The \( \overline \partial \)-Neumann problem on strongly pseudo-convex manifolds

Abstract

In this chapter we present a simplification of the recent solution due to J. J. Kohn ([1], [2]) of the so-called \( \overline \partial \)-Neumann problem introduced by Garabedian and Spencer for complex exterior differential forms on a compact complex-analytic manifold with strongly pseudo-convex boundary. The problem in its present form was investigated by D. C. Spencer and J. J. Kohn by means of integral equations. The present author [13] solved this problem for the special cases of 0-forms and \( \bar z \)-1-forms (i.e. forms of the types (0,0) and (0,1) in our current notation) on certain “tubular” manifolds and used those results to prove that any compact real-analytic manifold can be analytically embedded in a Euclidean space of sufficiently high dimension.
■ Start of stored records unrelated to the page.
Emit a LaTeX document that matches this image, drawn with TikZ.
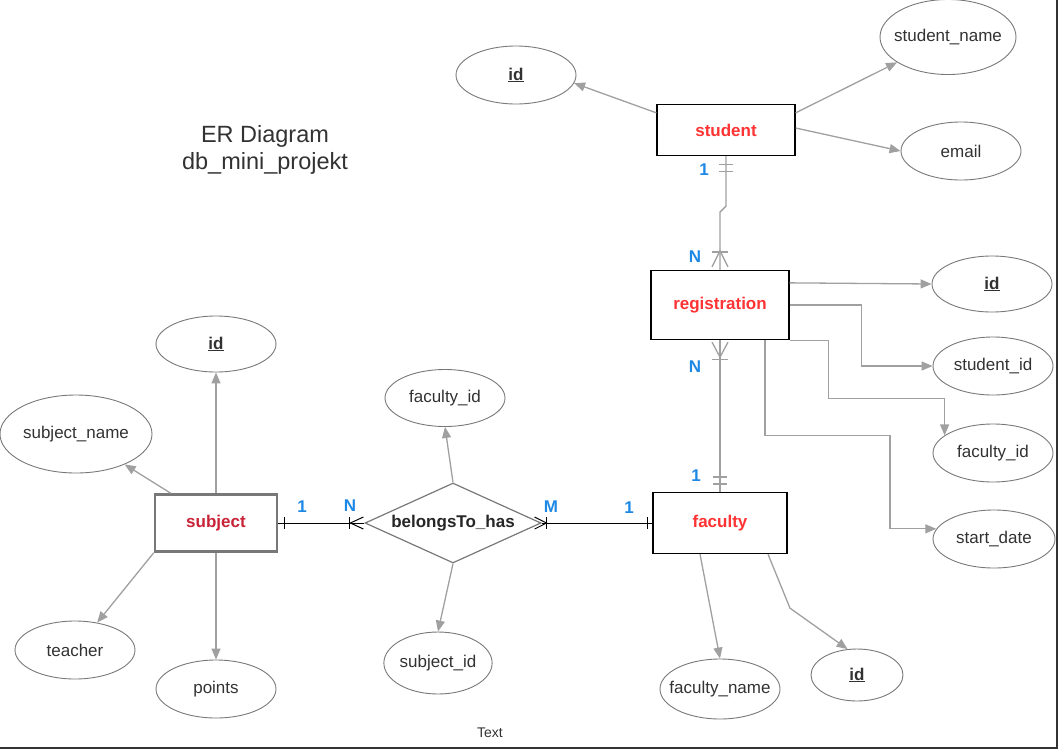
\documentclass[tikz,border=0pt]{standalone}
\usepackage{fontspec}
\setmainfont{Liberation Sans}
\usetikzlibrary{shapes,arrows.meta}

\definecolor{entred}{RGB}{255,51,51}
\definecolor{subjred}{RGB}{200,35,55}
\definecolor{cardblue}{RGB}{30,136,229}
\definecolor{linegray}{RGB}{160,160,160}
\definecolor{edgegray}{RGB}{120,120,120}
\definecolor{txtgray}{RGB}{50,50,50}

\tikzset{
  entity/.style={rectangle, draw, line width=1.3pt, minimum width=138pt, minimum height=51pt,
    font=\bfseries\fontsize{17}{20}\selectfont, text=entred},
  attr/.style={ellipse, draw=edgegray, line width=0.9pt, inner sep=0pt, minimum width=120pt,
    minimum height=58pt, font=\fontsize{17}{20}\selectfont, text=txtgray},
  conn/.style={draw=linegray, line width=1.3pt, -{Triangle[length=11pt,width=9pt]}},
  rel/.style={draw=linegray, line width=1.3pt},
  link/.style={draw=black, line width=1pt},
  card/.style={text=cardblue, font=\bfseries\fontsize{17}{20}\selectfont},
}

\begin{document}
\begin{tikzpicture}[x=1pt, y=-1pt]
    \useasboundingbox (0,0) rectangle (1059,750);

    \node [font=\fontsize{23.5}{27}\selectfont, text=txtgray, align=center] (title) at (265,150) {ER Diagram\\db\_mini\_projekt};
    \node [font=\fontsize{14}{16}\selectfont, text=txtgray] (txt) at (490,733) {Text};

    % student
    \node [entity] (st) at (726,130) {student};
    \node [attr] (stid) at (516,75) {\underline{\textbf{id}}};
    \node [attr, inner xsep=-18pt, minimum width=136pt, minimum height=75pt] (stname) at (948,37) {student\_name};
    \node [attr] (stmail) at (961,151) {email};

    \draw [conn] ([yshift=-9pt]st.north west) -- (stid.-8);
    \draw [conn] ([yshift=-9pt]st.north east) -- (stname);
    \draw [conn] ([yshift=2pt]st.east) -- (stmail.west);

    % registration
    \node [entity, minimum height=69pt] (reg) at (720,305) {registration};
    \node [attr, minimum height=56pt] (regid) at (992,284) {\underline{\textbf{id}}};
    \node [attr] (regst) at (993,366) {student\_id};
    \node [attr] (regfac) at (993,453) {faculty\_id};
    \node [attr, minimum width=122pt] (regdate) at (994,539) {start\_date};

    \draw [conn] ([yshift=-13pt]reg.north east) -- (regid.west);
    \draw [conn] (reg.east) -- ++(72,0) |- (regst.west);
    \draw [conn] (reg.south east) -- ++(39,0) -- ++(0,58) -| (regfac.160);
    \draw [conn] ([xshift=45pt]reg.south) -- ++(0,95) -- ++(125,0) |- (regdate.170);

    % faculty
    \node [entity, minimum width=134pt, minimum height=61pt] (fac) at (720,523) {faculty};
    \node [attr, inner xsep=-20pt, minimum height=60pt] (facname) at (720,689) {faculty\_name};
    \node [attr, minimum width=92pt, minimum height=52pt] (facid) at (857,675) {\underline{\textbf{id}}};

    \draw [conn] ([xshift=-20pt]fac.south) -- (facname.north);
    \draw [conn] ([xshift=48pt]fac.south) -- ++(22,54) -- (facid.110);

    % subject
    \node [entity, draw=edgegray, line width=2.5pt, minimum width=122pt, minimum height=57pt, text=subjred] (subj) at (216,523) {subject};
    \node [attr, minimum height=56pt] (subjid) at (216,344) {\underline{\textbf{id}}};
    \node [attr, inner xsep=-10pt, minimum width=152pt, minimum height=78pt] (subjname) at (76,434) {subject\_name};
    \node [attr] (teacher) at (75,650) {teacher};
    \node [attr] (points) at (216,689) {points};

    \draw [conn] (subj.north) -- (subjid.south);
    \draw [conn] ([xshift=17pt]subj.north west) -- (subjname);
    \draw [conn] (subj.south west) -- (teacher);
    \draw [conn] (subj.south) -- (points.north);

    % belongsTo_has
    \node [diamond, aspect=2.2, draw=edgegray, line width=1.2pt, inner sep=0pt, minimum width=176pt, minimum height=80pt,
        font=\bfseries\fontsize{17}{20}\selectfont, text=black!85] (bel) at (453,523) {belongsTo\_has};
    \node [attr, minimum height=57pt] (belfac) at (445,398) {faculty\_id};
    \node [attr, minimum width=105pt, minimum height=62pt] (belsub) at (438,663) {subject\_id};

    \draw [conn] (bel.north) -- (belfac.south);
    \draw [conn] (bel.south) -- (belsub.north);

    % relationships
    \draw [rel] (st.south) -- ++(0,50) -- ++(-6,6) -- (reg.north);
    \draw [rel] ([xshift=-7pt,yshift=-8pt]st.south) -- ++(14,0);
    \draw [rel] ([xshift=-7pt,yshift=-15pt]st.south) -- ++(14,0);
    \draw [rel] ([xshift=-8pt,yshift=3pt]reg.north) -- ([yshift=19pt]reg.north) -- ([xshift=8pt,yshift=3pt]reg.north);
    \draw [rel] ([xshift=-8pt,yshift=18pt]reg.north) -- ++(16,0);

    \draw [rel] (reg.south) -- (fac.north);
    \draw [rel] ([xshift=-8pt,yshift=-2pt]reg.south) -- ([yshift=-17pt]reg.south) -- ([xshift=8pt,yshift=-2pt]reg.south);
    \draw [rel] ([xshift=-8pt,yshift=-19pt]reg.south) -- ++(16,0);
    \draw [rel] ([xshift=-7pt,yshift=15pt]fac.north) -- ++(14,0);
    \draw [rel] ([xshift=-7pt,yshift=8pt]fac.north) -- ++(14,0);

    \draw [link] (subj.east) -- (bel.west);
    \draw [link] ([xshift=6pt,yshift=6pt]subj.east) -- ++(0,12);
    \draw [link] ([xshift=-1pt,yshift=6pt]bel.west) -- ([xshift=-14pt]bel.west) -- ([xshift=-1pt,yshift=-6pt]bel.west);
    \draw [link] ([xshift=-15pt,yshift=6pt]bel.west) -- ++(0,12);

    \draw [link] (bel.east) -- (fac.west);
    \draw [link] ([xshift=-7pt,yshift=6pt]bel.east) -- ([xshift=5pt]bel.east) -- ([xshift=-7pt,yshift=-6pt]bel.east);
    \draw [link] ([xshift=5pt,yshift=6pt]bel.east) -- ++(0,12);
    \draw [link] ([xshift=-5pt,yshift=6pt]fac.west) -- ++(0,12);

    \node [card] (c1) at (704,170) {1};
    \node [card] (c2) at (695,257) {N};
    \node [card] (c3) at (695,367) {N};
    \node [card] (c4) at (696,476) {1};
    \node [card] (c5) at (302,507) {1};
    \node [card] (c6) at (350,506) {N};
    \node [card] (c7) at (551,507) {M};
    \node [card] (c8) at (629,508) {1};

    % frame
    \draw [line width=2.5pt, black!80] (0,748) -- (1057,748) -- (1057,0);
\end{tikzpicture}
\end{document}
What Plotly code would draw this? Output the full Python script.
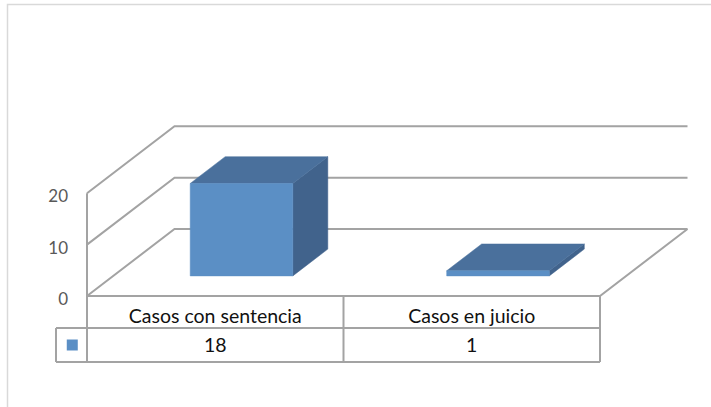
import plotly.graph_objects as go

# ---------------- data ----------------
categories = ["Casos con sentencia", "Casos en juicio"]
values = [18, 1]
tick_values = [0, 10, 20]

# ---------------- geometry / style ----------------
W, H = 711, 407
X_PX0, X_PX_PER_CAT = 87.0, 256.5      # pixel of category-edge 0, pixels per category
Y_PX0, Y_PX_PER_UNIT = 296.0, 5.135     # pixel of value 0, pixels per value unit
DEPTH_X = 87.5 / X_PX_PER_CAT            # oblique depth shift (category units)
DEPTH_Y = 67.0 / Y_PX_PER_UNIT           # oblique depth shift (value units)
BAR_W = 0.40
BAR_D0, BAR_D1 = 0.30, 0.70
ROW1_H = 32 / Y_PX_PER_UNIT
ROW2_H = 34 / Y_PX_PER_UNIT
KEY_W = 31 / X_PX_PER_CAT

GRID = "#a3a3a3"
FRONT, TOP, SIDE = "#5B8FC5", "#4A709C", "#41638C"
FONT = "Lato"

n = len(categories)
y_top = max(tick_values)


def proj(x, y, d):
    return x + d * DEPTH_X, y + d * DEPTH_Y


fig = go.Figure()

# ---- walls / floor lines ----
gx, gy = [], []
for v in tick_values:
    pts = [proj(0, v, 0), proj(0, v, 1), proj(n, v, 1)]
    gx += [p[0] for p in pts] + [None]
    gy += [p[1] for p in pts] + [None]
# front-left vertical edge
gx += [0, 0, None]
gy += [0, y_top, None]
# floor front + right edge
pts = [proj(0, 0, 0), proj(n, 0, 0), proj(n, 0, 1)]
gx += [p[0] for p in pts] + [None]
gy += [p[1] for p in pts] + [None]
fig.add_trace(go.Scatter(x=gx, y=gy, mode="lines",
                         line=dict(color=GRID, width=2),
                         hoverinfo="skip", showlegend=False))

# ---- 3D bars ----
def face(pts, color):
    xs = [p[0] for p in pts] + [pts[0][0]]
    ys = [p[1] for p in pts] + [pts[0][1]]
    fig.add_trace(go.Scatter(x=xs, y=ys, mode="lines", fill="toself",
                             fillcolor=color, line=dict(color=color, width=0.5),
                             hoverinfo="skip", showlegend=False))


for i, v in enumerate(values):
    x0 = i + 0.5 - BAR_W / 2
    x1 = i + 0.5 + BAR_W / 2
    # side face
    face([proj(x1, 0, BAR_D0), proj(x1, 0, BAR_D1), proj(x1, v, BAR_D1), proj(x1, v, BAR_D0)], SIDE)
    # top face
    face([proj(x0, v, BAR_D0), proj(x1, v, BAR_D0), proj(x1, v, BAR_D1), proj(x0, v, BAR_D1)], TOP)
    # front face
    face([proj(x0, 0, BAR_D0), proj(x1, 0, BAR_D0), proj(x1, v, BAR_D0), proj(x0, v, BAR_D0)], FRONT)

# ---- data table ----
tx, ty = [], []
r1 = -ROW1_H
r2 = -ROW1_H - ROW2_H
# horizontal lines
tx += [0, n, None, -KEY_W, n, None, -KEY_W, n, None]
ty += [0, 0, None, r1, r1, None, r2, r2, None]
# vertical lines
for k in range(n + 1):
    tx += [k, k, None]
    ty += [0, r2, None]
tx += [-KEY_W, -KEY_W, None]
ty += [r1, r2, None]
fig.add_trace(go.Scatter(x=tx, y=ty, mode="lines",
                         line=dict(color=GRID, width=2),
                         hoverinfo="skip", showlegend=False))

centers = [i + 0.5 for i in range(n)]
fig.add_trace(go.Scatter(x=centers, y=[-ROW1_H / 2 - 1.2] * n, mode="text",
                         text=categories, textposition="middle center",
                         textfont=dict(family=FONT, size=19.5, color="#111111"),
                         hoverinfo="skip", showlegend=False))
fig.add_trace(go.Scatter(x=centers, y=[r1 - ROW2_H / 2 - 0.4] * n, mode="text",
                         text=[str(v) for v in values], textposition="middle center",
                         textfont=dict(family=FONT, size=19.5, color="#111111"),
                         hoverinfo="skip", showlegend=False))
# legend key
fig.add_trace(go.Scatter(x=[-KEY_W / 2 + 0.003], y=[r1 - ROW2_H / 2], mode="markers",
                         marker=dict(symbol="square", size=11, color=FRONT),
                         hoverinfo="skip", showlegend=False))

# ---- layout ----
x_range = [-X_PX0 / X_PX_PER_CAT, (W - X_PX0) / X_PX_PER_CAT]
y_range = [-(H - Y_PX0) / Y_PX_PER_UNIT, Y_PX0 / Y_PX_PER_UNIT]

fig.update_layout(
    width=W, height=H,
    margin=dict(l=0, r=0, t=0, b=0),
    paper_bgcolor="white", plot_bgcolor="white",
    xaxis=dict(range=x_range, visible=False, domain=[0, 1], fixedrange=True),
    yaxis=dict(range=y_range, domain=[0, 1], anchor="free", position=X_PX0 / W,
               tickvals=tick_values, ticktext=[str(t) for t in tick_values],
               showgrid=False, zeroline=False, showline=False, ticks="",
               ticklabelstandoff=19, ticklabelshift=3, automargin=False,
               tickfont=dict(family=FONT, size=17, color="#595959"),
               fixedrange=True),
    shapes=[dict(type="rect", xref="paper", yref="paper",
                 x0=7.5 / W, x1=1.02, y0=-0.02, y1=1 - 4.5 / H,
                 line=dict(color="#d9d9d9", width=1.5), fillcolor="rgba(0,0,0,0)",
                 layer="below")],
    showlegend=False,
)

fig.write_html("out.html", config={"displayModeBar": False},
               post_script="document.body.style.margin='0';document.body.style.overflow='hidden';")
Unfortunately there is an error in that paper which is corrected in. § 8.2 by using the results of Kohn presented in this chapter. These results apply to forms of arbitrary type (p, q) and the solution forms are shown to be of class C^∞ on the closed manifold provided the metric, boundary, and non-homogeneous term ∈C^∞ there. Recently Hörmander [2] has extended these results using L₂-methodsand certain weight functions. He was able to demonstrate existence (in the sense treated in § 8.4 below) of forms of type (p, q) in cases where the Levi form ((1.2) below) either has at least q + 1 negative eigenvalues or at least n - q positive eigenvalues. This is a much less restrictive condition on b M than our condition of pseudo-convexity.